Abortion

We now turn from the wild and exciting world of technologically-assisted creation of human life, to the very somber topic of ending early human life.  To get a handle on how we can go about having this conversation, check out this short video by Dr. Little.

What Dr. Little helpfully points out is that there are more difficult questions here than is often admitted.  Many people think that the permissibility of abortion rests on a question of moral status; and surely they are right that the question of status matters.  But what we must recognize is that there is a further issue, which is that abortion is not merely an action that affects some individual with moral status; but rather, it is the ending of gestation, or what we will eventually call the refusal of intimate assistance.  In short, both the status of the fetus or embryo, and the fact of embodied gestation, matter to the morality of the issue.  With that in mind, let’s turn to the first of these issues: status.

 

October 28

In the first video by Dr. Little, we will take a look at views that grant early human life full moral status.

 

Now, the most obvious — at least in society — full moral status view is the Catholic view, which is a version of the Natural Law account of moral status.  This view has serious pedigree, formulated powerfully by St. Thomas Aquinas, who in turn was inspired by Aristotle.  It is no wonder that it has such an influence in the church.  However, there are other versions of the full moral status view as well.  One mentioned by Dr. Little — the ‘Future Like Ours’, or FLO view — was articulated by philosopher Don Marquis.  Read his complete article here.

Although popular in the church, Marquis, in the article above, claims that full moral status views have received fairly little philosophical support in recent years, and that seems right.  More philosophers seem to believe something like the view that early human life has modest moral status.  Dr.
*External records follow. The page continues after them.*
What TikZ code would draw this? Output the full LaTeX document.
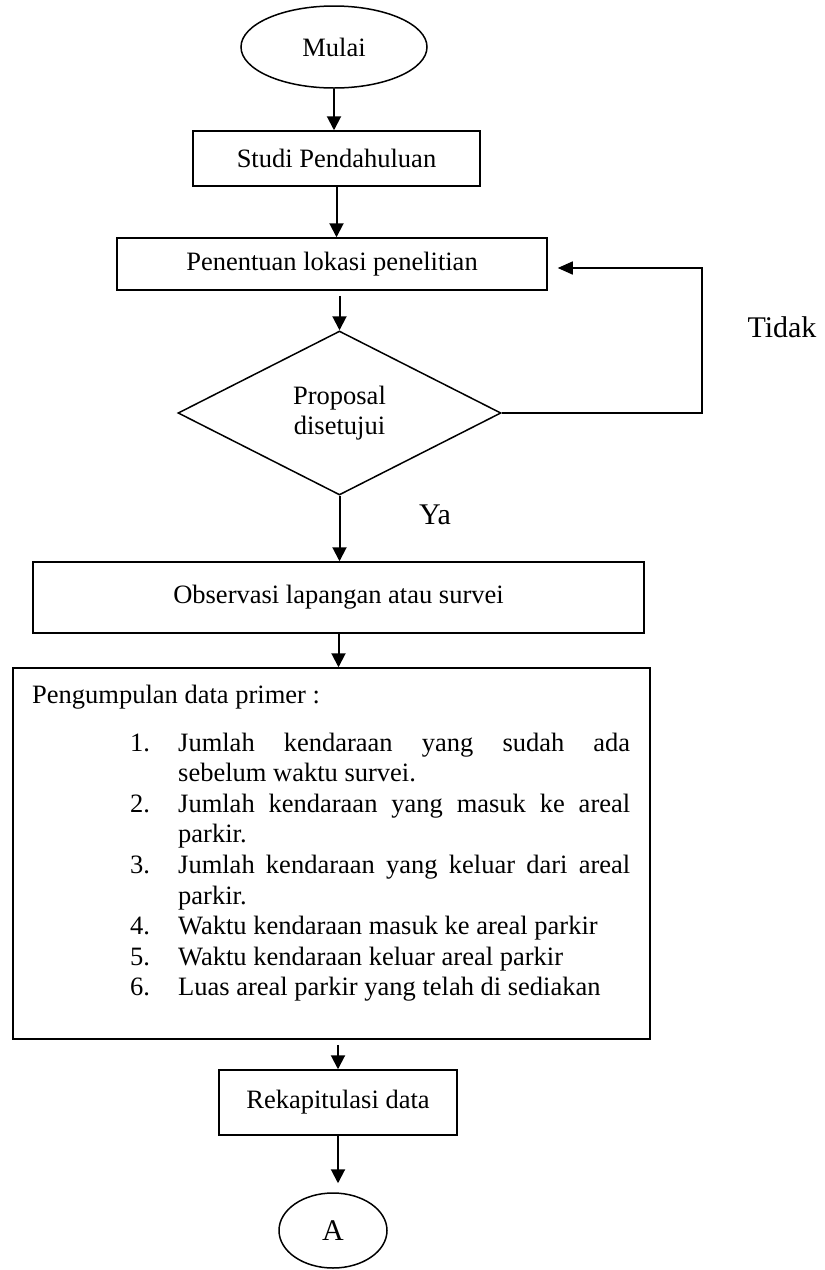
\documentclass[tikz,border=0pt]{standalone}
\usepackage{fontspec}
\setmainfont{Liberation Serif}
\usetikzlibrary{shapes.geometric,arrows.meta}
\newcommand{\mainsz}{\fontsize{26.5}{30.6}\selectfont}
\newcommand{\bigsz}{\fontsize{30}{34}\selectfont}
\tikzset{
  box/.style={draw, rectangle, line width=1.5pt, inner sep=0pt, align=center, font=\mainsz},
  term/.style={draw, ellipse, line width=1.5pt, inner sep=0pt, font=\mainsz},
  decision/.style={draw, diamond, line width=1.5pt, inner sep=0pt, align=center, font=\mainsz},
  flow/.style={line width=2pt, -{Triangle[length=14pt,width=14pt]}},
  backflow/.style={line width=1.5pt, -{Triangle[length=15pt,width=13pt]}},
  lbl/.style={inner sep=0pt, font=\bigsz},
  ltxt/.style={anchor=base west, inner sep=0pt, font=\mainsz},
}
\begin{document}
\begin{tikzpicture}[x=1pt,y=-1pt]
\useasboundingbox (0,0) rectangle (825,1270);

\node[term, minimum width=186pt, minimum height=82pt] (start) at (334,47) {Mulai};
\node[box, minimum width=287pt, minimum height=55pt] (studi) at (336.5,158.5) {Studi Pendahuluan};
\node[box, minimum width=430pt, minimum height=52pt] (pen) at (332,264) {Penentuan lokasi penelitian};
\node[decision, minimum width=323pt, minimum height=164pt] (dec) at (339.5,413) {Proposal\\disetujui};
\node[box, minimum width=611pt, minimum height=71pt] (obs) at (338.5,597.5) {Observasi lapangan atau survei};
\node[box, minimum width=637pt, minimum height=371pt] (peng) at (331.5,853.5) {};
\node[box, minimum width=238pt, minimum height=65pt] (rekap) at (338,1102.5) {Rekapitulasi data};
\node[term, minimum width=108pt, minimum height=75pt, font=\bigsz] (A) at (333,1230.5) {A};

\node[lbl] (tidak) at (782,327) {Tidak};
\node[lbl] (ya) at (435,515) {Ya};

% text inside data collection box
\node[ltxt] (head) at (32,703) {Pengumpulan data primer :};
\node[ltxt] (n1) at (130,751) {1.};
\node[ltxt] (t1a) at (178,751) {\makebox[452pt][s]{Jumlah kendaraan yang sudah ada}};
\node[ltxt] (t1b) at (178,781.6) {sebelum waktu survei.};
\node[ltxt] (n2) at (130,812.2) {2.};
\node[ltxt] (t2a) at (178,812.2) {\makebox[452pt][s]{Jumlah kendaraan yang masuk ke areal}};
\node[ltxt] (t2b) at (178,842.8) {parkir.};
\node[ltxt] (n3) at (130,873.4) {3.};
\node[ltxt] (t3a) at (178,873.4) {\makebox[452pt][s]{Jumlah kendaraan yang keluar dari areal}};
\node[ltxt] (t3b) at (178,904) {parkir.};
\node[ltxt] (n4) at (130,934.6) {4.};
\node[ltxt] (t4) at (178,934.6) {Waktu kendaraan masuk ke areal parkir};
\node[ltxt] (n5) at (130,965.2) {5.};
\node[ltxt] (t5) at (178,965.2) {Waktu kendaraan keluar areal parkir};
\node[ltxt] (n6) at (130,995.8) {6.};
\node[ltxt] (t6) at (178,995.8) {Luas areal parkir yang telah di sediakan};

% connectors
\draw[flow] (start.south) -- (start.south |- studi.north);
\draw[flow] (studi.south) -- (studi.south |- pen.north);
\draw[flow, shorten <=5pt] (dec.north |- pen.south) -- (dec.north);
\draw[backflow] (dec.east) -- ++(200,0) |- ([xshift=10pt,yshift=-4pt]pen.east);
\draw[flow] (dec.south) -- (dec.south |- obs.north);
\draw[flow] (obs.south) -- (obs.south |- peng.north);
\draw[flow, shorten <=5pt] (rekap.north |- peng.south) -- (rekap.north);
\draw[flow, shorten >=9pt] (rekap.south) -- (rekap.south |- A.north);
\end{tikzpicture}
\end{document}
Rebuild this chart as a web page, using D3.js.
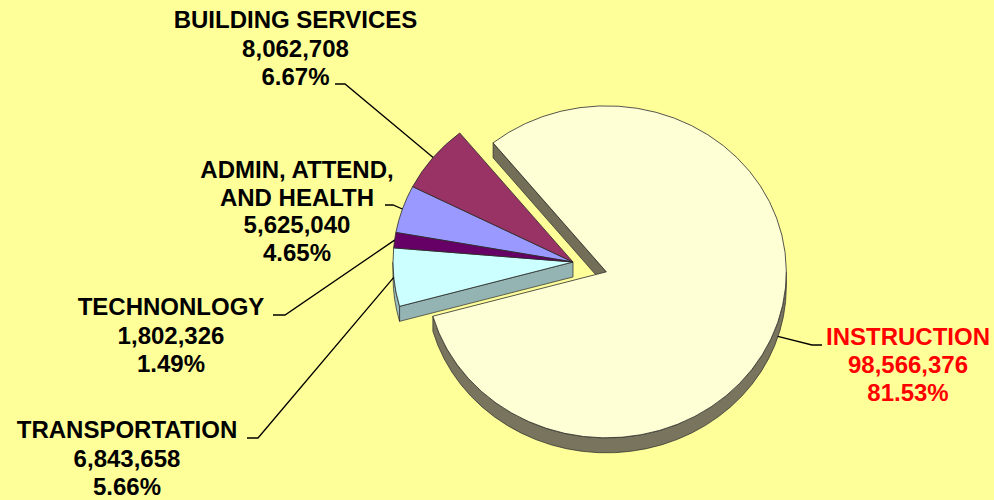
<!DOCTYPE html>
<html>
<head>
<meta charset="utf-8">
<script src="https://cdn.jsdelivr.net/npm/d3@7"></script>
<style>
  html, body { margin: 0; padding: 0; background: #FFFF99; }
  svg { display: block; }
  text { font-family: "Liberation Sans", Arial, sans-serif; font-weight: bold; }
</style>
</head>
<body>
<svg id="chart" width="994" height="500"></svg>
<script>
// ---- data ----
const categories = ["ADMIN, ATTEND, AND HEALTH", "BUILDING SERVICES", "INSTRUCTION", "TRANSPORTATION", "TECHNONLOGY"];
const labelLines = [["ADMIN, ATTEND,", "AND HEALTH"], ["BUILDING SERVICES"], ["INSTRUCTION"], ["TRANSPORTATION"], ["TECHNONLOGY"]];
const values = [5625040, 8062708, 98566376, 6843658, 1802326];
const exploded = [false, false, true, false, false];

// ---- styles / layout ----
const topColors  = ["#9999FF", "#993366", "#FFFFD6", "#CCFFFF", "#660066"];
const sideColors = ["#6F6FBB", "#6E2449", "#78745D", "#9CBDBD", "#440044"];
const textColors = ["#000000", "#000000", "#FF0000", "#000000", "#000000"];
const labelLayout = [
  { cx: 297,   y0: 178, lh: 27.5, elbow: [[385, 205], [393, 205]], drop: 0 },
  { cx: 295.5, y0: 28,  lh: 28.5, elbow: [[335, 84],  [345, 84]],  drop: 0 },
  { cx: 908,   y0: 345, lh: 28,   elbow: [[822, 345], [812, 345]], drop: 14 },
  { cx: 127,   y0: 438, lh: 28.5, elbow: [[247, 438], [258, 438]], drop: 0 },
  { cx: 171,   y0: 315, lh: 28.5, elbow: [[273, 315], [285, 315]], drop: 0 }
];
const W = 994, H = 500;
const cx = 573, cy = 262, rx = 180, ry = 166, depth = 15, explodeDist = 35;
const startDeg = -79.75;

const svg = d3.select("#chart");
svg.append("rect").attr("width", W).attr("height", H).attr("fill", "#FFFF99");

const total = d3.sum(values);
const fmtNum = d3.format(",");
const fmtPct = d3.format(".2%");

const pie = d3.pie().sort(null).value(d => d)
  .startAngle(startDeg * Math.PI / 180)
  .endAngle(startDeg * Math.PI / 180 + 2 * Math.PI);
const arcs = pie(values).map((a, i) => {
  const mid = (a.startAngle + a.endAngle) / 2;
  let ox = cx, oy = cy;
  if (exploded[i]) {
    ox += explodeDist * Math.sin(mid);
    oy -= explodeDist * Math.cos(mid) * (ry / rx);
  }
  return { ...a, i, mid, ox, oy };
});

function pt(a, ang, dy = 0) {
  return [a.ox + rx * Math.sin(ang), a.oy - ry * Math.cos(ang) + dy];
}
function arcCmd(a0, a1, p1, sweep) {
  const large = Math.abs(a1 - a0) > Math.PI ? 1 : 0;
  return `A${rx},${ry} 0 ${large} ${sweep} ${p1[0]},${p1[1]}`;
}

const sides = svg.append("g");
const tops = svg.append("g");

arcs.forEach((a, k) => {
  const n = arcs.length;
  const prev = arcs[(k - 1 + n) % n], next = arcs[(k + 1) % n];
  // cut faces at group boundaries
  const edges = [];
  if (exploded[a.i] || exploded[prev.i]) {
    if (Math.sin(a.startAngle) < 0) edges.push(a.startAngle);
  }
  if (exploded[a.i] || exploded[next.i]) {
    if (Math.sin(a.endAngle) > 0) edges.push(a.endAngle);
  }
  edges.forEach(ang => {
    const p = pt(a, ang);
    sides.append("path")
      .attr("d", `M${a.ox},${a.oy} L${p[0]},${p[1]} L${p[0]},${p[1] + depth} L${a.ox},${a.oy + depth} Z`)
      .attr("fill", d3.color(sideColors[a.i]).darker(0.15))
      .attr("stroke", "#2a2a2a").attr("stroke-width", 0.7);
  });
  // outer wall: visible part between PI/2 and 3PI/2 (mod 2PI)
  const norm = x => ((x % (2 * Math.PI)) + 2 * Math.PI) % (2 * Math.PI);
  let s = norm(a.startAngle), e = s + (a.endAngle - a.startAngle);
  [[Math.PI / 2, 3 * Math.PI / 2], [Math.PI / 2 + 2 * Math.PI, 3 * Math.PI / 2 + 2 * Math.PI]].forEach(([lo, hi]) => {
    const v0 = Math.max(s, lo), v1 = Math.min(e, hi);
    if (v1 > v0) {
      const p0 = pt(a, v0), p1 = pt(a, v1);
      const q0 = pt(a, v0, depth), q1 = pt(a, v1, depth);
      sides.append("path")
        .attr("d", `M${p0[0]},${p0[1]} ${arcCmd(v0, v1, p1, 1)} L${q1[0]},${q1[1]} ${arcCmd(v1, v0, q0, 0)} Z`)
        .attr("fill", sideColors[a.i])
        .attr("stroke", "#2a2a2a").attr("stroke-width", 0.7);
    }
  });
});

arcs.forEach(a => {
  const p0 = pt(a, a.startAngle), p1 = pt(a, a.endAngle);
  tops.append("path")
    .attr("d", `M${a.ox},${a.oy} L${p0[0]},${p0[1]} ${arcCmd(a.startAngle, a.endAngle, p1, 1)} Z`)
    .attr("fill", topColors[a.i])
    .attr("stroke", "#2a2a2a").attr("stroke-width", 0.8)
    .attr("stroke-linejoin", "round");
});

// leaders and labels
const lab = svg.append("g");
arcs.forEach(a => {
  const L = labelLayout[a.i];
  const end = pt(a, a.mid, L.drop);
  const ptsArr = [L.elbow[0], L.elbow[1], end];
  lab.append("path")
    .attr("d", d3.line()(ptsArr))
    .attr("fill", "none").attr("stroke", "#000").attr("stroke-width", 1.3);
  const lines = labelLines[a.i].concat([fmtNum(values[a.i]), fmtPct(values[a.i] / total)]);
  const t = lab.append("text")
    .attr("text-anchor", "middle")
    .attr("fill", textColors[a.i])
    .attr("font-size", 24);
  lines.forEach((ln, j) => {
    t.append("tspan").attr("x", L.cx).attr("y", L.y0 + j * L.lh).text(ln);
  });
});
</script>
</body>
</html>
Little explains this view below.

 

The view that early human life has modest status is in one way quite understandable; but the details of the argument can be difficult to grasp.  The gradualist view, in particular, can cause us some trouble in understanding.  Towards rectifying that difficulty, read Warren Quinn’s defense of gradualism.

 

October 30

I said at the beginning of this unit that settling the question of moral status does not settle the question of abortion, for there is a rather important little detail in the case of abortion — namely, that the being the moral status of which we are debating is inside a woman.  In these next two videos, then, Dr. Little explores some nuances in navigating the jump from moral status to permissibility judgments.  In the first video, she considers that gestating a fetus amounts to providing ‘intimate assistance’ to another being.

 

The argument presented by Dr. Little in this video was first made famous by Judith Jarvis Thompson; you’ll want to read that complete argument here  before moving on.  However, there is an even more extreme position available, and that is what Dr. Little will present in her final video of this section.

 

The view described here, that abortion is always permissible, is actually a nuanced one, since permissibility doesn’t imply freedom from criticism.  And I’ll let you in on a little secret: the position is Dr. Little’s own, published in a series of quite well-known articles.  For more insight into her view, read her most current articulation of the view in this article titled “The Moral Permissibility of Abortion.”

 

November 4

The possibility of terminating a pregnancy raises more issues than just concerning the permissibility of the act, simpliciter.  One important set of moral questions is raised by the fact that we can choose to abort (or otherwise prevent early life, by failing to implant a fertilized embryo) in systematic ways, or for particular reasons.

On the one hand, this possibility takes us back to the topic of disability, as preventing early life from continuing is a common response to finding out that the resulting child will be disabled.  That is: if genetic testing on a fertilized embryo, or routine prenatal testing during pregnancy, reveals likely disability, then the common response is either preventing the implantation of the embryo, or aborting the fetus.  Disability theorists have serious concerns about this pattern, which Dr. Kukla discusses below.

 

Of the four arguments Dr. Kukla presents on behalf of disability theorists, we will focus on the hotly contested ‘expressivist critique’.  For a defense of this argument, read this article.

On the other, far side of the debate over selective abortion, there is a view that morality recommends promoting only that early human life that is likely to turn out well.  Although the argument tends to focus on pre-implantation genetic diagnosis during IVF rather than routine prenatal testing, the general argument is in support of the claim that parents ought to choose, when they can, to have the child that has the best chances of living a good life.  And this same argument could be used equally to recommend aborting a sub-optimal fetus in the same way that it recommends implanting only the optimal embryos.  The champion of this view, which is known as ‘Procreative Beneficence’, is Julian Savalescu. Read his argument for the view here.

Cheery stuff, eh?  Don’t worry; now we can move on to happier topics, like whether there is anything we can do to prevent global catastrophe for humans in the near future.  Yay!